● **GOAL**: Each line below should be retyped exactly, with no pictures.

● **RECORDED DATA**:
※

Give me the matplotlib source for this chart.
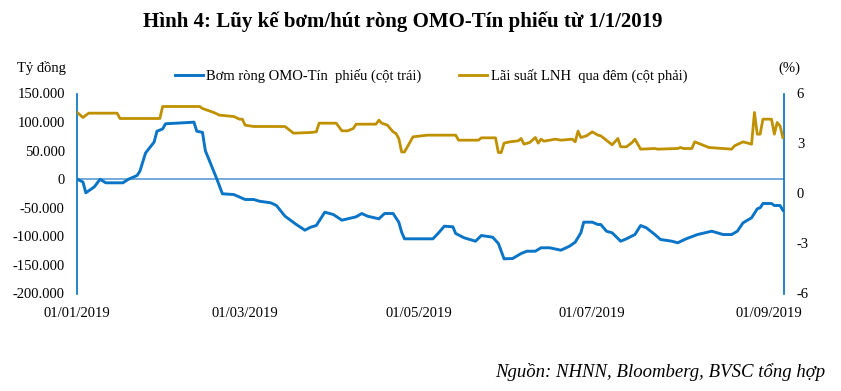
import matplotlib
matplotlib.use("Agg")
import matplotlib.pyplot as plt
import matplotlib.ticker as mticker
import pandas as pd
import numpy as np

# ---- Data ----
# Cumulative net OMO injection (ty dong), day offsets from 01/01/2019
omo_day = [0, 2, 3, 6, 8, 10, 16, 18, 21, 22, 24, 27, 28, 30, 31, 41, 42, 44, 45, 49, 51,
           55, 59, 62, 64, 68, 70, 73, 77, 80, 82, 84, 87, 90, 93, 98, 100, 102, 106, 108,
           111, 113, 114, 115, 125, 127, 129, 132, 133, 136, 140, 142, 146, 148, 150, 153,
           156, 158, 161, 163, 166, 170, 173, 175, 177, 178, 181, 183, 184, 186, 188, 191,
           193, 196, 198, 200, 203, 205, 209, 211, 214, 218, 223, 227, 230, 232, 234, 237,
           239, 240, 241, 244, 245, 247, 248]
omo_value = [0, -5000, -23800, -13300, 0, -6300, -6300, 0, 6500, 14000, 46000, 65000, 84000,
             88000, 97000, 99800, 84000, 82000, 50000, 1000, -25500, -26800, -35500, -35500,
             -38500, -41300, -46000, -64700, -79300, -89200, -84000, -81000, -57700, -61800,
             -71700, -65800, -60000, -64700, -69300, -60000, -60000, -75200, -92700, -104300,
             -104300, -93800, -82200, -83300, -95000, -102600, -108500, -98500, -101500,
             -112500, -139300, -138800, -130000, -126000, -126000, -120000, -120000, -124200,
             -117200, -110200, -93800, -75200, -75200, -79300, -79300, -91000, -93800,
             -108500, -104300, -96800, -81000, -85000, -96800, -105500, -108500, -111300,
             -104300, -96800, -91000, -96800, -96800, -91000, -76300, -67500, -51800, -50000,
             -42500, -42500, -46000, -46000, -54300]

# Overnight interbank rate (%), day offsets from 01/01/2019
rate_day = [0, 2, 4, 14, 15, 29, 30, 43, 44, 48, 50, 55, 57, 58, 59, 62, 73, 76, 82, 84, 85,
            91, 93, 95, 97, 98, 105, 106, 107, 109, 111, 112, 113, 114, 115, 118, 123, 133,
            134, 141, 142, 147, 148, 149, 150, 152, 155, 156, 157, 159, 161, 162, 163, 164,
            168, 170, 174, 175, 176, 177, 179, 181, 183, 184, 188, 190, 191, 193, 195, 196,
            198, 203, 204, 211, 212, 213, 216, 217, 222, 230, 231, 234, 237, 238, 239, 240,
            241, 244, 245, 246, 247, 248]
rate_value = [4.86, 4.56, 4.82, 4.82, 4.50, 4.50, 5.22, 5.22, 5.10, 4.86, 4.70, 4.62, 4.46,
              4.46, 4.10, 4.02, 4.02, 3.62, 3.66, 3.70, 4.22, 4.22, 3.76, 3.76, 3.90, 4.16,
              4.16, 4.40, 4.22, 4.10, 3.70, 3.60, 3.30, 2.49, 2.49, 3.40, 3.50, 3.50, 3.20,
              3.20, 3.34, 3.34, 2.46, 2.46, 3.02, 3.10, 3.16, 3.30, 2.96, 3.06, 3.36, 3.02,
              3.26, 3.14, 3.26, 3.20, 3.26, 3.10, 3.74, 3.36, 3.46, 3.70, 3.50, 3.46, 2.92,
              3.30, 2.80, 2.80, 3.06, 3.26, 2.66, 2.70, 2.66, 2.70, 2.76, 2.70, 2.70, 3.10,
              2.76, 2.66, 2.86, 3.10, 2.96, 4.86, 3.56, 3.56, 4.46, 4.46, 3.56, 4.26, 4.06,
              3.36]

xtick_labels = ["01/01/2019", "01/03/2019", "01/05/2019", "01/07/2019", "01/09/2019"]
left_ticks = [150000, 100000, 50000, 0, -50000, -100000, -150000, -200000]
right_ticks = [6, 3, 0, -3, -6]

title = "Hình 4: Lũy kế bơm/hút ròng OMO-Tín phiếu từ 1/1/2019"
label_omo = "Bơm ròng OMO-Tín  phiếu (cột trái)"
label_rate = "Lãi suất LNH  qua đêm (cột phải)"
source = "Nguồn: NHNN, Bloomberg, BVSC tổng hợp"

# ---- Styling ----
plt.rcParams['font.family'] = ['Liberation Serif', 'DejaVu Serif']
plt.rcParams['axes.unicode_minus'] = False
BLUE = "#0A74C6"
GOLD = "#BF9000"
AXBLUE = "#0070C0"
ZERO = "#5B9BD5"

start = pd.Timestamp("2019-01-01")
omo_x = start + pd.to_timedelta(omo_day, unit="D")
rate_x = start + pd.to_timedelta(rate_day, unit="D")
tick_x = pd.to_datetime(xtick_labels, format="%d/%m/%Y")

fig = plt.figure(figsize=(8.41, 3.91), dpi=100)
ax = fig.add_axes([77.3 / 841, 1 - 293.5 / 391, (784.3 - 77.3) / 841, 200 / 391])
ax2 = ax.twinx()

ax.axhline(0, color=ZERO, lw=1.2, zorder=1)
l1, = ax.plot(omo_x, omo_value, color=BLUE, lw=2.1, zorder=3, label=label_omo)
l2, = ax2.plot(rate_x, rate_value, color=GOLD, lw=2.0, zorder=3, label=label_rate)

ax.set_ylim(-200000, 150000)
ax2.set_ylim(-6, 6)
ax.set_xlim(start, start + pd.Timedelta(days=248.5))

ax.set_yticks(left_ticks)
ax.yaxis.set_major_formatter(mticker.FuncFormatter(lambda v, p: f"{v:,.0f}".replace(",", ".")))
ax2.set_yticks(right_ticks)
ax.set_xticks(tick_x)
ax.set_xticklabels(xtick_labels)

for a in (ax, ax2):
    for s in ("top", "bottom"):
        a.spines[s].set_visible(False)
ax.spines["right"].set_visible(False)
ax2.spines["left"].set_visible(False)
ax.spines["left"].set_color(AXBLUE)
ax.spines["left"].set_linewidth(1.2)
ax2.spines["right"].set_color(AXBLUE)
ax2.spines["right"].set_linewidth(1.2)

ax.tick_params(axis="y", length=0, pad=9, labelsize=10.5)
ax2.tick_params(axis="y", length=0, pad=9, labelsize=10.5)
ax.tick_params(axis="x", length=0, pad=10, labelsize=10.5)

fig.legend([l1, l2], [label_omo, label_rate], loc="center", bbox_to_anchor=(431 / 841, 1 - 76 / 391),
           ncol=2, frameon=False, fontsize=10.5, handlelength=1.9, handletextpad=0.25,
           columnspacing=2.6)

fig.text(403 / 841, 1 - 22 / 391, title, ha="center", va="center", fontsize=15, fontweight="bold")
fig.text(17 / 841, 1 - 68 / 391, "Tỷ đồng", ha="left", va="center", fontsize=10.5)
fig.text(789 / 841, 1 - 68 / 391, "(%)", ha="center", va="center", fontsize=10.5)
fig.text(825 / 841, 1 - 372 / 391, source, ha="right", va="center", fontsize=13.5, style="italic")

fig.savefig("out.png", dpi=100)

※

● **SOLUTION TO THIS TASK**:
Give me the matplotlib source for this chart.
import matplotlib
matplotlib.use("Agg")
import matplotlib.pyplot as plt
import matplotlib.ticker as mticker
import pandas as pd
import numpy as np

# ---- Data ----
# Cumulative net OMO injection (ty dong), day offsets from 01/01/2019
omo_day = [0, 2, 3, 6, 8, 10, 16, 18, 21, 22, 24, 27, 28, 30, 31, 41, 42, 44, 45, 49, 51,
           55, 59, 62, 64, 68, 70, 73, 77, 80, 82, 84, 87, 90, 93, 98, 100, 102, 106, 108,
           111, 113, 114, 115, 125, 127, 129, 132, 133, 136, 140, 142, 146, 148, 150, 153,
           156, 158, 161, 163, 166, 170, 173, 175, 177, 178, 181, 183, 184, 186, 188, 191,
           193, 196, 198, 200, 203, 205, 209, 211, 214, 218, 223, 227, 230, 232, 234, 237,
           239, 240, 241, 244, 245, 247, 248]
omo_value = [0, -5000, -23800, -13300, 0, -6300, -6300, 0, 6500, 14000, 46000, 65000, 84000,
             88000, 97000, 99800, 84000, 82000, 50000, 1000, -25500, -26800, -35500, -35500,
             -38500, -41300, -46000, -64700, -79300, -89200, -84000, -81000, -57700, -61800,
             -71700, -65800, -60000, -64700, -69300, -60000, -60000, -75200, -92700, -104300,
             -104300, -93800, -82200, -83300, -95000, -102600, -108500, -98500, -101500,
             -112500, -139300, -138800, -130000, -126000, -126000, -120000, -120000, -124200,
             -117200, -110200, -93800, -75200, -75200, -79300, -79300, -91000, -93800,
             -108500, -104300, -96800, -81000, -85000, -96800, -105500, -108500, -111300,
             -104300, -96800, -91000, -96800, -96800, -91000, -76300, -67500, -51800, -50000,
             -42500, -42500, -46000, -46000, -54300]

# Overnight interbank rate (%), day offsets from 01/01/2019
rate_day = [0, 2, 4, 14, 15, 29, 30, 43, 44, 48, 50, 55, 57, 58, 59, 62, 73, 76, 82, 84, 85,
            91, 93, 95, 97, 98, 105, 106, 107, 109, 111, 112, 113, 114, 115, 118, 123, 133,
            134, 141, 142, 147, 148, 149, 150, 152, 155, 156, 157, 159, 161, 162, 163, 164,
            168, 170, 174, 175, 176, 177, 179, 181, 183, 184, 188, 190, 191, 193, 195, 196,
            198, 203, 204, 211, 212, 213, 216, 217, 222, 230, 231, 234, 237, 238, 239, 240,
            241, 244, 245, 246, 247, 248]
rate_value = [4.86, 4.56, 4.82, 4.82, 4.50, 4.50, 5.22, 5.22, 5.10, 4.86, 4.70, 4.62, 4.46,
              4.46, 4.10, 4.02, 4.02, 3.62, 3.66, 3.70, 4.22, 4.22, 3.76, 3.76, 3.90, 4.16,
              4.16, 4.40, 4.22, 4.10, 3.70, 3.60, 3.30, 2.49, 2.49, 3.40, 3.50, 3.50, 3.20,
              3.20, 3.34, 3.34, 2.46, 2.46, 3.02, 3.10, 3.16, 3.30, 2.96, 3.06, 3.36, 3.02,
              3.26, 3.14, 3.26, 3.20, 3.26, 3.10, 3.74, 3.36, 3.46, 3.70, 3.50, 3.46, 2.92,
              3.30, 2.80, 2.80, 3.06, 3.26, 2.66, 2.70, 2.66, 2.70, 2.76, 2.70, 2.70, 3.10,
              2.76, 2.66, 2.86, 3.10, 2.96, 4.86, 3.56, 3.56, 4.46, 4.46, 3.56, 4.26, 4.06,
              3.36]

xtick_labels = ["01/01/2019", "01/03/2019", "01/05/2019", "01/07/2019", "01/09/2019"]
left_ticks = [150000, 100000, 50000, 0, -50000, -100000, -150000, -200000]
right_ticks = [6, 3, 0, -3, -6]

title = "Hình 4: Lũy kế bơm/hút ròng OMO-Tín phiếu từ 1/1/2019"
label_omo = "Bơm ròng OMO-Tín  phiếu (cột trái)"
label_rate = "Lãi suất LNH  qua đêm (cột phải)"
source = "Nguồn: NHNN, Bloomberg, BVSC tổng hợp"

# ---- Styling ----
plt.rcParams['font.family'] = ['Liberation Serif', 'DejaVu Serif']
plt.rcParams['axes.unicode_minus'] = False
BLUE = "#0A74C6"
GOLD = "#BF9000"
AXBLUE = "#0070C0"
ZERO = "#5B9BD5"

start = pd.Timestamp("2019-01-01")
omo_x = start + pd.to_timedelta(omo_day, unit="D")
rate_x = start + pd.to_timedelta(rate_day, unit="D")
tick_x = pd.to_datetime(xtick_labels, format="%d/%m/%Y")

fig = plt.figure(figsize=(8.41, 3.91), dpi=100)
ax = fig.add_axes([77.3 / 841, 1 - 293.5 / 391, (784.3 - 77.3) / 841, 200 / 391])
ax2 = ax.twinx()

ax.axhline(0, color=ZERO, lw=1.2, zorder=1)
l1, = ax.plot(omo_x, omo_value, color=BLUE, lw=2.1, zorder=3, label=label_omo)
l2, = ax2.plot(rate_x, rate_value, color=GOLD, lw=2.0, zorder=3, label=label_rate)

ax.set_ylim(-200000, 150000)
ax2.set_ylim(-6, 6)
ax.set_xlim(start, start + pd.Timedelta(days=248.5))

ax.set_yticks(left_ticks)
ax.yaxis.set_major_formatter(mticker.FuncFormatter(lambda v, p: f"{v:,.0f}".replace(",", ".")))
ax2.set_yticks(right_ticks)
ax.set_xticks(tick_x)
ax.set_xticklabels(xtick_labels)

for a in (ax, ax2):
    for s in ("top", "bottom"):
        a.spines[s].set_visible(False)
ax.spines["right"].set_visible(False)
ax2.spines["left"].set_visible(False)
ax.spines["left"].set_color(AXBLUE)
ax.spines["left"].set_linewidth(1.2)
ax2.spines["right"].set_color(AXBLUE)
ax2.spines["right"].set_linewidth(1.2)

ax.tick_params(axis="y", length=0, pad=9, labelsize=10.5)
ax2.tick_params(axis="y", length=0, pad=9, labelsize=10.5)
ax.tick_params(axis="x", length=0, pad=10, labelsize=10.5)

fig.legend([l1, l2], [label_omo, label_rate], loc="center", bbox_to_anchor=(431 / 841, 1 - 76 / 391),
           ncol=2, frameon=False, fontsize=10.5, handlelength=1.9, handletextpad=0.25,
           columnspacing=2.6)

fig.text(403 / 841, 1 - 22 / 391, title, ha="center", va="center", fontsize=15, fontweight="bold")
fig.text(17 / 841, 1 - 68 / 391, "Tỷ đồng", ha="left", va="center", fontsize=10.5)
fig.text(789 / 841, 1 - 68 / 391, "(%)", ha="center", va="center", fontsize=10.5)
fig.text(825 / 841, 1 - 372 / 391, source, ha="right", va="center", fontsize=13.5, style="italic")

fig.savefig("out.png", dpi=100)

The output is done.